I’m going to assume that you’re defining acceleration in that second statement, because I’m not sure if you are and “changing velocity” is literally what acceleration means. In any case, both acceleration and velocity are vectors, both have a direction, and so a person’s velocity sure as hell can’t be constant when they’re going in circles. Ergo, acceleration. I mean that’s what force is, mass times acceleration, so if you move and you can feel it you’re accelerating. Earth has gravity that can more than cancel it out, but we can’t say the same for rides.
Somebody smarter and with more energy than me can probably come up with a rough estimate of the g’s being pulled in each picture (ignoring gravity).
In any case, both acceleration and velocity are vectors, both have a direction, and so a person’s velocity sure as hell can’t be constant when they’re going in circles.
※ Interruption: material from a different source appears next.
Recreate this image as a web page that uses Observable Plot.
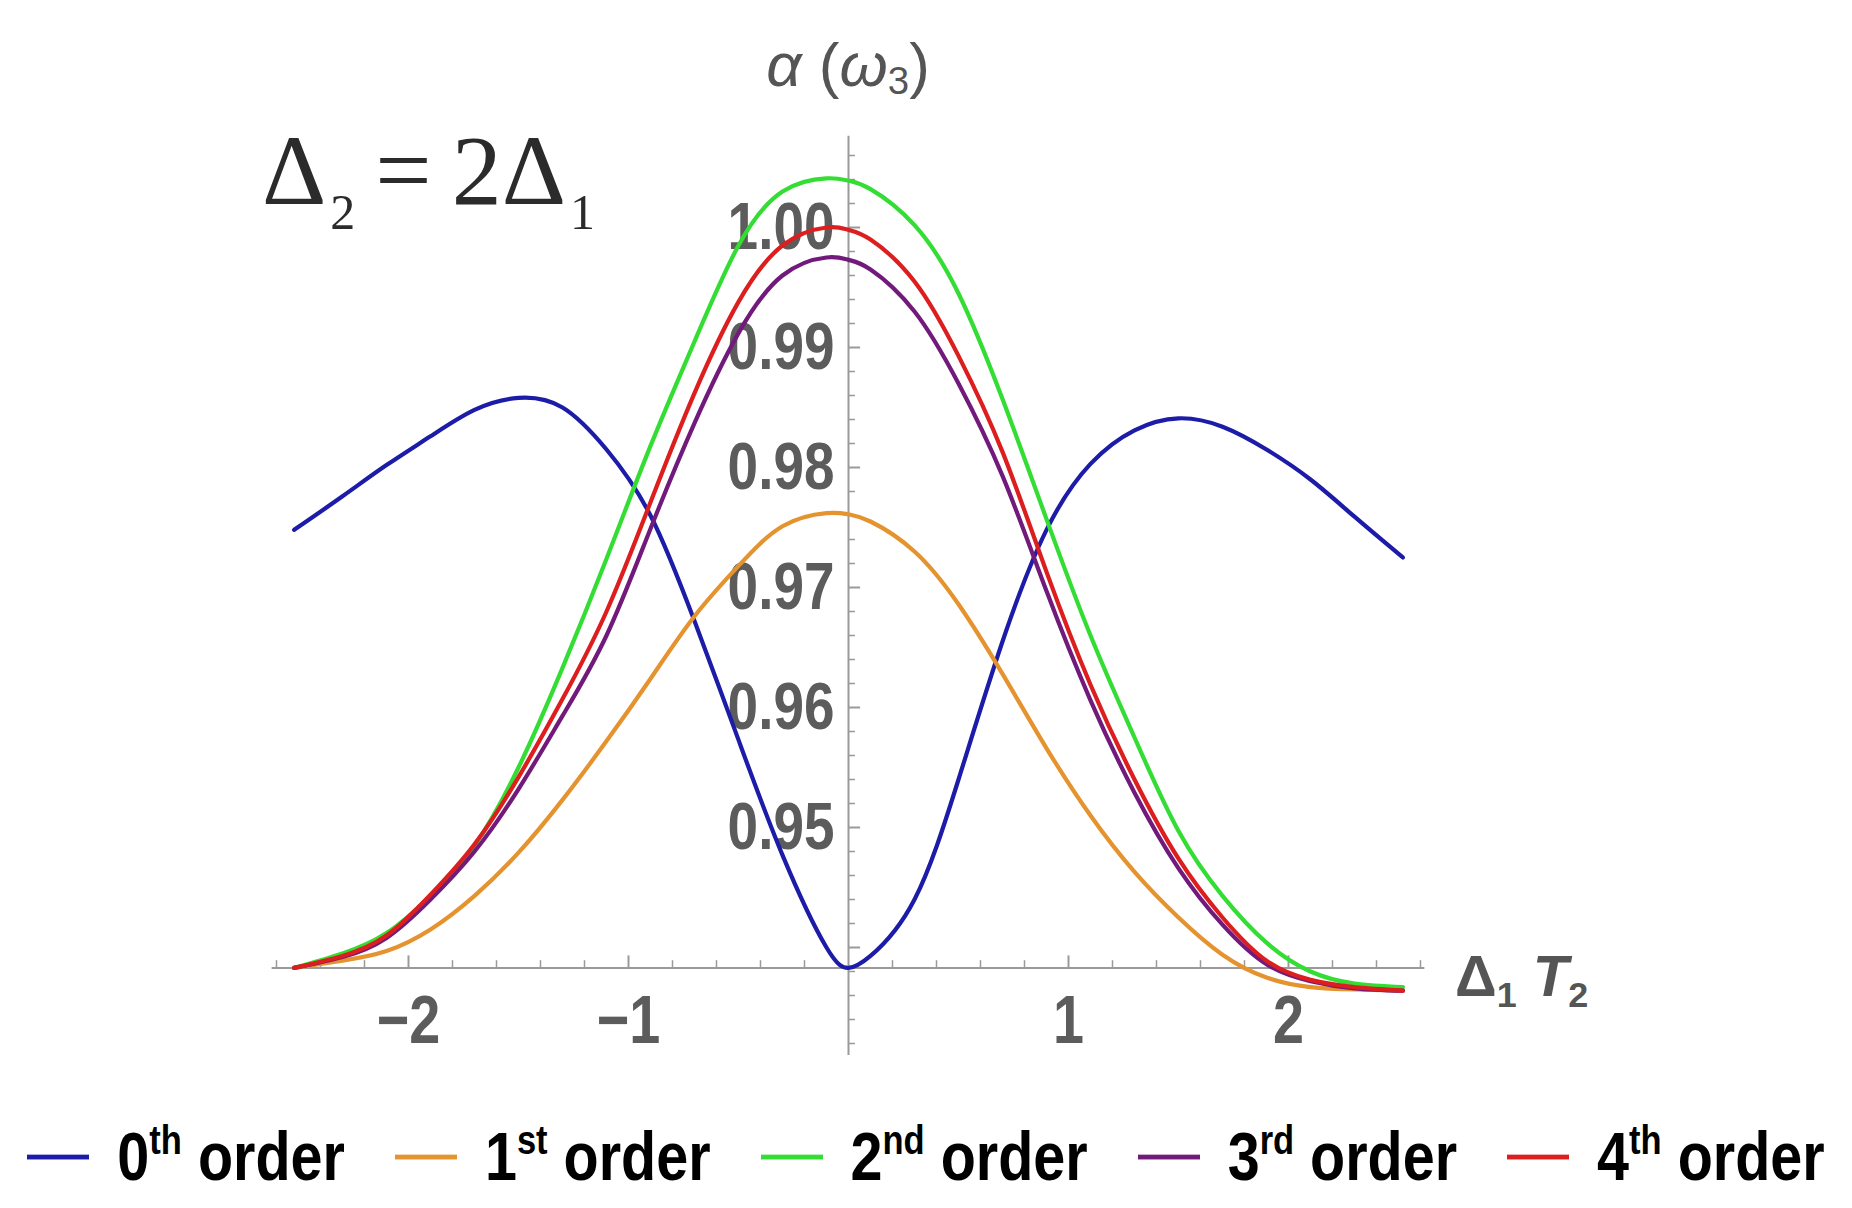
<!DOCTYPE html>
<html>
<head>
<meta charset="utf-8">
<script src="https://cdn.jsdelivr.net/npm/d3@7"></script>
<script src="https://cdn.jsdelivr.net/npm/@observablehq/plot@0.6"></script>
<style>
  html, body { margin: 0; padding: 0; background: #fff; overflow: hidden; }
  #wrap { position: relative; width: 1852px; height: 1208px; }
  .ov { position: absolute; line-height: 1; white-space: nowrap; }
  .sans { font-family: "Liberation Sans", Arial, sans-serif; }
  #legend { position: absolute; left: 0; top: 1128px; width: 1852px; display: flex; justify-content: center; align-items: center; gap: 50px; font-size: 57.5px; font-weight: bold; color: #000; line-height: 1; white-space: nowrap; transform: scaleY(1.2); transform-origin: center; }
  #legend .item { display: flex; align-items: center; flex: 0 0 auto; white-space: nowrap; }
  #legend .sw { width: 62px; height: 4.5px; margin-right: 28px; flex: 0 0 auto; }
  #legend sup { font-size: 0.6em; vertical-align: 0.62em; line-height: 0; }
</style>
</head>
<body>
<div id="wrap"></div>
<script>
// ---- data ----
const xValues = [-2.52,-2.3,-2.1,-1.9,-1.7,-1.5,-1.3,-1.1,-0.9,-0.7,-0.5,-0.3,-0.1,0,0.1,0.3,0.5,0.7,0.9,1.1,1.3,1.5,1.7,1.9,2.1,2.3,2.52];
const order0 = [0.9748,0.9776,0.9802,0.9826,0.9848,0.9858,0.9850,0.9815,0.9760,0.9672,0.9573,0.9477,0.9400,0.9383,0.9393,0.9440,0.9540,0.9655,0.9748,0.9803,0.9831,0.9841,0.9834,0.9815,0.9790,0.9759,0.9725];
const order1 = [0.9383,0.9389,0.9397,0.9415,0.9443,0.9479,0.9523,0.9572,0.9624,0.9676,0.9718,0.9751,0.9762,0.9761,0.9755,0.9730,0.9686,0.9628,0.9566,0.9510,0.9463,0.9425,0.9394,0.9375,0.9367,0.9365,0.9364];
const order2 = [0.9383,0.9395,0.9412,0.9443,0.9485,0.9550,0.9633,0.9724,0.9818,0.9905,0.9985,1.0030,1.0041,1.0039,1.0032,1.0002,0.9945,0.9857,0.9757,0.9660,0.9575,0.9497,0.9443,0.9404,0.9380,0.9370,0.9367];
const order3 = [0.9383,0.9392,0.9408,0.9440,0.9480,0.9532,0.9593,0.9660,0.9749,0.9837,0.9912,0.9960,0.9975,0.9973,0.9965,0.9930,0.9870,0.9793,0.9697,0.9606,0.9529,0.9466,0.9419,0.9386,0.9372,0.9366,0.9364];
const order4 = [0.9383,0.9393,0.9410,0.9444,0.9486,0.9542,0.9607,0.9680,0.9771,0.9862,0.9938,0.9985,1.0000,0.9998,0.9990,0.9955,0.9893,0.9813,0.9713,0.9619,0.9540,0.9474,0.9425,0.9389,0.9373,0.9367,0.9364];

const seriesNames = ["0th order", "1st order", "2nd order", "3rd order", "4th order"];
const seriesSup = ["th", "st", "nd", "rd", "th"];
const seriesDigit = ["0", "1", "2", "3", "4"];
const seriesColors = ["#1c1ca8", "#e5932f", "#33dd33", "#721a7c", "#dc1e1e"];
const seriesValues = [order0, order1, order2, order3, order4];

const xMajorTicks = [-2, -1, 1, 2];
const xTickLabels = ["\u22122", "\u22121", "1", "2"];
const yMajorTicks = [0.94, 0.95, 0.96, 0.97, 0.98, 0.99, 1.00];
const yLabelTicks = [0.95, 0.96, 0.97, 0.98, 0.99, 1.00];
const yTickLabels = ["0.95", "0.96", "0.97", "0.98", "0.99", "1.00"];
const xMinorTicks = d3.range(-2.6, 2.61, 0.2).map(v => +v.toFixed(1)).filter(v => Math.abs(v - Math.round(v)) > 1e-6);
const yMinorTicks = d3.range(0.932, 1.0065, 0.002).map(v => +v.toFixed(3)).filter(v => !yMajorTicks.some(m => Math.abs(m - v) < 1e-6));

const axisOriginY = 0.9383;   // where the horizontal axis crosses
const xDomain = [-2.62, 2.62];
const yDomain = [0.931, 1.0076];

const rows = seriesValues.flatMap((vals, k) => vals.map((v, i) => ({x: xValues[i], y: v, s: seriesNames[k]})));

const sans = '"Liberation Sans", Arial, sans-serif';
const tickY = 0.001, tickYm = 0.0006;   // tick lengths in y units (x-axis ticks)
const tickX = 0.055, tickXm = 0.032;    // tick lengths in x units (y-axis ticks)

const chart = Plot.plot({
  width: 1852,
  height: 1100,
  marginLeft: 271.6,
  marginRight: 427.6,
  marginTop: 135.8,
  marginBottom: 45,
  x: {domain: xDomain, axis: null},
  y: {domain: yDomain, axis: null},
  color: {domain: seriesNames, range: seriesColors},
  marks: [
    Plot.ruleY([axisOriginY], {stroke: "#9a9a9a", strokeWidth: 2}),
    Plot.ruleX([0], {stroke: "#9a9a9a", strokeWidth: 2}),
    Plot.ruleX(xMinorTicks, {x: d => d, y1: axisOriginY, y2: axisOriginY + tickYm, stroke: "#9a9a9a", strokeWidth: 1.5}),
    Plot.ruleX(xMajorTicks, {x: d => d, y1: axisOriginY, y2: axisOriginY + tickY, stroke: "#9a9a9a", strokeWidth: 2}),
    Plot.ruleY(yMinorTicks, {y: d => d, x1: 0, x2: tickXm, stroke: "#9a9a9a", strokeWidth: 1.5}),
    Plot.ruleY(yMajorTicks, {y: d => d, x1: 0, x2: tickX, stroke: "#9a9a9a", strokeWidth: 2}),
    Plot.text(yLabelTicks, {x: 0, y: d => d, text: (d, i) => yTickLabels[i], textAnchor: "end", dx: -14, fontFamily: sans, fontWeight: "bold", fontSize: 67, fill: "#5c5c5c"}),
    Plot.text(xMajorTicks, {x: d => d, y: axisOriginY, text: (d, i) => xTickLabels[i], dy: 53, fontFamily: sans, fontWeight: "bold", fontSize: 68, fill: "#5c5c5c"}),
    Plot.line(rows, {x: "x", y: "y", z: "s", stroke: "s", strokeWidth: 4.2, curve: "natural"})
  ]
});

const wrap = document.getElementById("wrap");
wrap.appendChild(chart);

// condensed look of the reference tick labels: compress glyph widths (positions untouched)
chart.querySelectorAll('g[aria-label="text"] text').forEach(t => {
  const L = t.getComputedTextLength();
  if (L > 0) {
    t.setAttribute("textLength", (L * 0.82).toFixed(1));
    t.setAttribute("lengthAdjust", "spacingAndGlyphs");
  }
});

const title = document.createElement("div");
title.className = "ov sans";
title.style.cssText += "left:0;width:1696px;text-align:center;top:34px;font-size:62px;color:#555;";
title.innerHTML = '<i>\u03b1</i> (<i>\u03c9</i><span style="font-size:0.62em;vertical-align:-0.2em">3</span>)';
wrap.appendChild(title);

const ann = document.createElement("div");
ann.className = "ov";
ann.style.cssText = "left:262px;top:121px;font-family:'Liberation Serif',serif;font-size:100px;color:#2b2b2b;";
ann.innerHTML = '\u0394<span style="font-size:0.5em;vertical-align:-0.5em;margin-left:4px">2</span>\u2009=\u20092\u0394<span style="font-size:0.5em;vertical-align:-0.5em;margin-left:4px">1</span>';
wrap.appendChild(ann);

const xl = document.createElement("div");
xl.className = "ov sans";
xl.style.cssText += "left:1455px;top:947px;font-size:58px;font-weight:bold;color:#555;";
xl.innerHTML = '\u0394<span style="font-size:0.62em;vertical-align:-0.3em">1</span> <i>T</i><span style="font-size:0.62em;vertical-align:-0.3em">2</span>';
wrap.appendChild(xl);

const legend = document.createElement("div");
legend.id = "legend";
legend.className = "sans";
seriesNames.forEach((name, k) => {
  const item = document.createElement("div");
  item.className = "item";
  item.innerHTML = `<span class="sw" style="background:${seriesColors[k]}"></span><span>${seriesDigit[k]}<sup>${seriesSup[k]}</sup> order</span>`;
  legend.appendChild(item);
});
wrap.appendChild(legend);
</script>
</body>
</html>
Well, you can if the space-time is curved right, that’s what orbits are, but that’t just a nitpick.
I’m going to assume that you’re defining acceleration in that second statement, because I’m not sure if you are and “changing velocity” is literally what acceleration means. In any case, both acceleration and velocity are vectors, both have a direction, and so a person’s velocity sure as hell can’t be constant when they’re going in circles. Ergo, acceleration. I mean that’s what force is, mass times acceleration, so if you move and you can feel it you’re accelerating. Earth has gravity that can more than cancel it out, but we can’t say the same for rides.
Somebody smarter and with more energy than me can probably come up with a rough estimate of the g’s being pulled in each picture (ignoring gravity).
Edit: looks like someone did!
Well, you can if the space-time is curved right, that’s what orbits are, but that’t just a nitpick.
The bottom picture should be around one G ;)